Looking past the price tag, New Yorkers, and Americans in general, should get used to seeing more of these security barriers in busy areas. According to Coaffee, metal bollards are “incredibly effective at stopping vehicles from entering urban spaces,” and have thus become a “default option” for cities hoping to combat potential terrorists.

“They also undoubtedly perform an element of security theater,” adds Coaffee. “They are a way of conveying, in a very physical sense, that governments are doing something to thwart the terrorist threat, or at least mitigate its impacts.”

But efforts to convey that message with ubiquitous security structures have not always been welcomed by city residents. Anti-terror bollards installed last summer in Melbourne, Australia, were widely regarded as an unnecessary eyesore, and were subsequently covered in paint and fabric as part of a #bollart protest. Though Coaffee says the “continuing ‘bollardification’ of [American] cities” has yet to spark similar protests, Tuesday’s announcement is already stoking anger among some pedestrian advocates.

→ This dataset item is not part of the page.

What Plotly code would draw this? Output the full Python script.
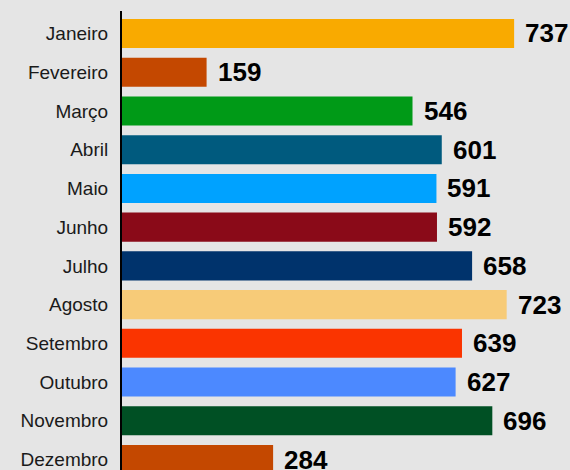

“The idea of hardening our cities against terrorists with vehicle barricades is as preposterous as it is futile,” Jeff Speck, a city planner and author of Walkable City: How Downtown Can Save America, One Step at a Time, tells the Voice. “The antiterrorism industrial complex has completely warped our national conversation about public safety. Why have we thrown untold trillions of dollars at a threat that is, at last measure, 568 times less deadly than car crashes?”

Beyond being concerned about letting the terrorists win, some worry that the bollards could wind up encroaching on already limited pedestrian space. It’s of particular concern in Times Square, through which some 355,000 people walk each day. “What you don’t want to do is trap people in a large crowded area,” warns Walter Enders, a security expert and University of Alabama economics professor. “You need to give people, some of whom are older or not agile, the ability to enter and exit that area without getting pushed.”

Still, there are opportunities for the new bollards to serve the city’s pedestrians in ways not mentioned in de Blasio’s thinly detailed plan. While the mayor remains opposed to congestion pricing (and frames his own congestion-easing measures as a strategy for increasing driver speeds), it’s not inconceivable that the plan could pave the way for more pedestrian-only spaces in vulnerable parts of midtown or Lower Manhattan. Consider that Governor Andrew Cuomo is slated to endorse a widely backed congestion pricing plan, and the prospect of our SUV-loving mayor restricting cars from certain crosstown blocks becomes a bit easier to imagine.

For now, at least, the bollards will eliminate those enormous cement barriers haphazardly dropped throughout the city over the last year. That may not be worth $50 million, but it’s worth something.